Enhancement of Compensation in Motor Accident Claim.


In a recent judgment, the appellate court reviewed a decision by the Motor Accident Claims Tribunal (MACT), Sangli, dated August 13, 2015. The case involved an appeal by the family of Sagar Gavade, a 19-year-old who tragically died in a motor accident. The appellants sought to enhance the compensation awarded by the MACT, challenging the tribunal’s judgment on several grounds.

Key Contentions of the Appellants:

The appellants, comprising the deceased's parents and brother, presented three primary contentions for the appeal:

 

 

  1. Incorrect Multiplier Factor: The appellants argued that the MACT had used an incorrect multiplier of 13 based on the parents' age rather than the deceased's age. According to the Supreme Court’s judgment in Sarla Verma v. Delhi Transport Corporation, the appropriate multiplier should be based on the deceased's age. At the time of the accident, the deceased was 19 years old, which, according to the multiplier table, should have been 18.

  2. Non-Consideration of Filial Consortium: The appellants contended that the MACT had failed to include compensation for filial consortium, which is a recognized head of compensation.

  3. Omission of Future Prospects: The appellants also argued that the tribunal did not account for the loss of future earnings prospects, which is a critical component of compensation calculations as established in Pranay Sethi.

Court Proceedings and Arguments:

On January 7, 2023, the court issued notice to the respondents and aimed to expedite the disposal of the appeal. By August 19, 2024, the appeal was set for final hearing. Mr. Tejpal S. Ingale, representing the appellants, highlighted that the MACT's reliance on the parents' age for the multiplier factor was a significant error. He emphasized that the correct multiplier, based on the deceased’s age, should have been 18. Furthermore, he stressed the tribunal's oversight in applying the principles from Pranay Sethi regarding filial consortium and future prospects.

Conversely, Mr. Sandip Jinsiwale, representing the insurance company (Respondent No. 4), conceded that the multiplier factor needed correction but defended the tribunal’s rejection of the deceased's employment evidence. He argued that the employment record provided by the deceased’s employer was insufficient due to lack of compliance with labor laws and absence of formal documentation.
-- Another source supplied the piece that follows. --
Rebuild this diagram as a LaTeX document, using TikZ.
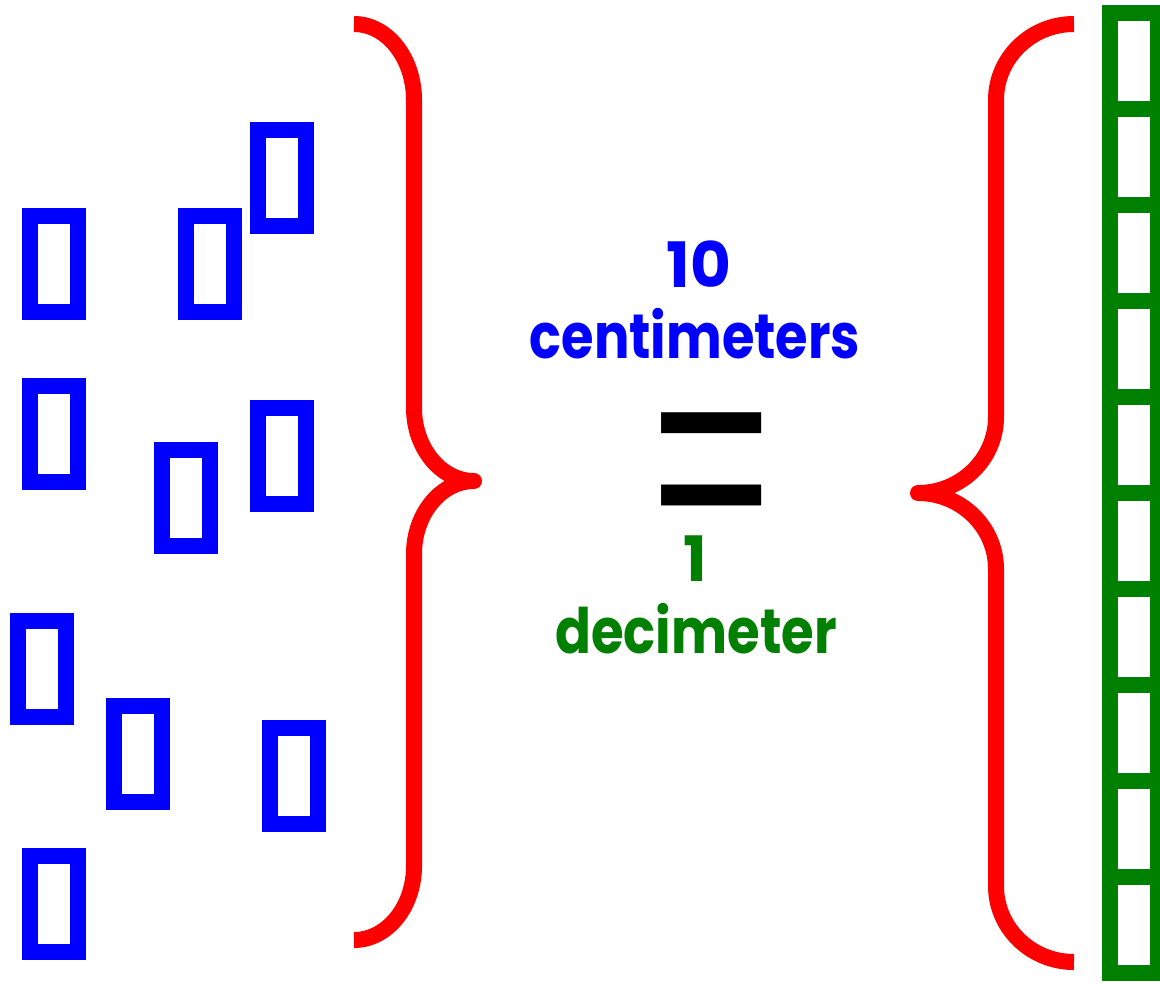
\documentclass[tikz,border=0pt]{standalone}
\usepackage{fontspec}
\setmainfont{Poppins}
\newfontfamily\eqfont{Liberation Sans}
\definecolor{myblue}{RGB}{0,0,255}
\definecolor{mygreen}{RGB}{0,128,0}
\definecolor{myred}{RGB}{255,0,0}
\begin{document}
\begin{tikzpicture}[x=0.75pt,y=-0.75pt,
  brick/.style={draw=myblue,line width=12pt},
  cell/.style={draw=mygreen,line width=12pt},
  brace/.style={draw=myred,line width=12pt,line join=round,line cap=butt},
  lbl/.style={anchor=base,inner sep=0pt,font=\bfseries\fontsize{47}{50}\selectfont}]
\useasboundingbox (0,0) rectangle (1160,983);
% loose blue centimetre pieces
\foreach \cx/\cy in {54/264,210/264,282/178,54/434,186/498,282/456,42/669,138/754,294/776,54/904}
  \draw[brick] (\cx-24,\cy-48) rectangle (\cx+24,\cy+48);
% green decimetre strip
\foreach \k in {0,...,9}
  \draw[cell] (1110,13+96*\k) rectangle (1158,109+96*\k);
% left brace
\draw[brace] (354,24) .. controls (387,24) and (414,58) .. (414,100)
  -- (414,408) .. controls (414,448) and (441,481) .. (474,481)
  .. controls (441,481) and (414,514) .. (414,554)
  -- (414,866) .. controls (414,907) and (387,940) .. (354,940);
% right brace
\draw[brace] (1074,24) .. controls (1031,24) and (996,58) .. (996,100)
  -- (996,417) .. controls (996,459) and (961,493) .. (918,493)
  .. controls (961,493) and (996,527) .. (996,569)
  -- (996,886) .. controls (996,928) and (1031,962) .. (1074,962);
% labels
\node[lbl,text=myblue] (ten) at (699,287) {10};
\node[lbl,text=myblue,xscale=0.84] (cm) at (695,358) {centimeters};
\node[anchor=center,inner sep=0pt,xscale=1.03,yscale=1.446,font=\eqfont\fontsize{150}{150}\selectfont] (eq) at (712,459) {\raisebox{-25.3pt}[48.75pt][0pt]{=}};
\node[lbl,text=mygreen] (one) at (695,581) {1};
\node[lbl,text=mygreen,xscale=0.845] (dm) at (696,653) {decimeter};
\end{tikzpicture}
\end{document}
Court’s Analysis and Conclusion:

The core dispute revolved around whether the deceased’s employment as a daily wage earner, earning Rs. 200 per day, could be accepted as evidence for determining compensation. The court noted that while the employer’s record was not fully compliant with labor laws, it did not disprove the employment or the daily wage amount. Given the circumstances, the court accepted the daily wage evidence and adjusted the monthly income estimate to Rs. 4,000, considering the irregular nature of daily wage employment.
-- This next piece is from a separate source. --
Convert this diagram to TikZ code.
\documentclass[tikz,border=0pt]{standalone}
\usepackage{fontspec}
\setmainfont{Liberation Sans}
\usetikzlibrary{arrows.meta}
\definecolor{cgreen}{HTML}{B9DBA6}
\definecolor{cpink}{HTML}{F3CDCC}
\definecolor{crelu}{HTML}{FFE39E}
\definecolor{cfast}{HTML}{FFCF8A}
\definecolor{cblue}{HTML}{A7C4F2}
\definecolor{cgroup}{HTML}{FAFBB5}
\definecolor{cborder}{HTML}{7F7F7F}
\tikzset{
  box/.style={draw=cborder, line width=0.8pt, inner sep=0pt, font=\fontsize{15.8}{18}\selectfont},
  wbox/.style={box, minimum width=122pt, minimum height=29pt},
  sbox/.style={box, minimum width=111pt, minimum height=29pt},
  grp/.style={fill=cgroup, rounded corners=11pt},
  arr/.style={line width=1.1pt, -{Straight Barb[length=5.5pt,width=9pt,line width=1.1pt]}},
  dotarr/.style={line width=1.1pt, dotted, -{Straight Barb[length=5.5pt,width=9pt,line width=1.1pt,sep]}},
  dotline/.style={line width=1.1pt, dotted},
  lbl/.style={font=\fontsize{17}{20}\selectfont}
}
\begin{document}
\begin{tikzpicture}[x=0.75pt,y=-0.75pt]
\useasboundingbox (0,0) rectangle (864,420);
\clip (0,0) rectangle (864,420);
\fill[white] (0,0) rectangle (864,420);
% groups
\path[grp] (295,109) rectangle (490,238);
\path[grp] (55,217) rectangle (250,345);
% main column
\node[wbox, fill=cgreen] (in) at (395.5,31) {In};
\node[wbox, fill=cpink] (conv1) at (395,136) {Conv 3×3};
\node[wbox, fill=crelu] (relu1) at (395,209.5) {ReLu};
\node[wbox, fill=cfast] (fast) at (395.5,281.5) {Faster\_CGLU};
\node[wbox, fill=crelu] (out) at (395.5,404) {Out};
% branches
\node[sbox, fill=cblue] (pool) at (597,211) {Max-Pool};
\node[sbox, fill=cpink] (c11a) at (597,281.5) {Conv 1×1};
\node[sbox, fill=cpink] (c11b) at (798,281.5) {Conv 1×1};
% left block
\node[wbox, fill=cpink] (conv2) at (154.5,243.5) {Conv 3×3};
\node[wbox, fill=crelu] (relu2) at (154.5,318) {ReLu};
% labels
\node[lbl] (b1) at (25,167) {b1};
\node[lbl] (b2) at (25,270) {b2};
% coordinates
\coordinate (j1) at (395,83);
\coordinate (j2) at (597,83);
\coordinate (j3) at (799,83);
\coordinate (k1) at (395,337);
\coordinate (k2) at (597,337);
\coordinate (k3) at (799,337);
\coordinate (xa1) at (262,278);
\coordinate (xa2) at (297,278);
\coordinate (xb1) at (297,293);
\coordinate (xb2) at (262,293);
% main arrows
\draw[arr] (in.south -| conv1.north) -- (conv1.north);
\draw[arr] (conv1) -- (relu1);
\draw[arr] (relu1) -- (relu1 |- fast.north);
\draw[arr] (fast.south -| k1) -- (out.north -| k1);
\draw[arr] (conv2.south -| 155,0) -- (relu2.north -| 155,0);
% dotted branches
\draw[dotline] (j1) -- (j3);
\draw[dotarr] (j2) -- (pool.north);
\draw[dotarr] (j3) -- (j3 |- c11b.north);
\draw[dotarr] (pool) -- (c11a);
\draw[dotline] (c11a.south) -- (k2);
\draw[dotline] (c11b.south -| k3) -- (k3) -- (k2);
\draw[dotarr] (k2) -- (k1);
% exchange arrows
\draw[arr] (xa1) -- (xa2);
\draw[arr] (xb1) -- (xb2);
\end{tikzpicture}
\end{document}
Regarding the multiplier factor, the court concurred that the MACT erred by applying a multiplier of 13 instead of 18, as prescribed by the Supreme Court’s guidelines. The court also acknowledged the need to account for future prospects and other non-pecuniary components, including loss of estate, funeral expenses, and filial consortium, in line with the standards set by Pranay Sethi.

Final Award and Directions:

The court recalculated the compensation based on the correct multiplier and income estimate, leading to an enhanced total compensation of Rs. 7,32,000. After deducting the previously awarded amount of Rs. 2,54,000, the balance amount payable to the appellants was determined to be Rs. 4,78,000. This amount, along with interest at 8% per annum from the date of the claim petition, was to be paid by the insurance company within three weeks. The court made it clear that any disputes regarding inter-se rights among respondents under the insurance policy would be settled separately, without affecting the appellants' compensation.